Stata version: 17

I ran the new table command with the statistic(semean varlist) option. The resulting mean standard errors were implausibly small, so I compared them to the output of mean, which gave very different mean standard errors. My dataset has survey weights, so I am running these commands with pweights. I am examining some variables which have missing values for most observations, due to a skip pattern.

Minimal working example:
Code:
* create a dataset
set obs 5
gen foo = _n
set obs 20
gen wt = 100

* create a table and compare to *mean*
table [pw=wt], statistic(mean foo) statistic(semean foo)
mean foo [pw=wt]
Output:
Code:
. table [pw=wt], statistic(mean foo) statistic(semean foo) 

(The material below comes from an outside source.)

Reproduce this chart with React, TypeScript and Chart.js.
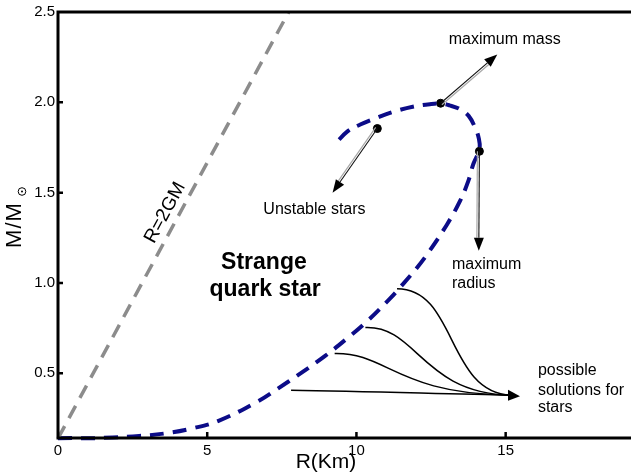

--------------------------------------
Mean                       |         3
Standard error of the mean |  .1622214
--------------------------------------

. mean foo [pw=wt]

Mean estimation                              Number of obs = 5

--------------------------------------------------------------
             |       Mean   Std. err.     [95% conf. interval]
-------------+------------------------------------------------
         foo |          3   .7071068      1.036757    4.963243
--------------------------------------------------------------
If I remove either all occurrences [pw=wt] or set obs 20, the differences between the two commands disappear.

I suspect the difference is due to the observations with missing values being somehow taken int account when calculating the SEs by table but not by mean.

I looked in the help page for table and searched Statalist, but I could not find any documentation of this behavior. The PDF manual entry for table has a formal description of the calculation, and I suppose it is possible I am missing a subtle point in the notation that is different from the calculation in mean. I would be very grateful for an explanation. Is it possible it’s a bug?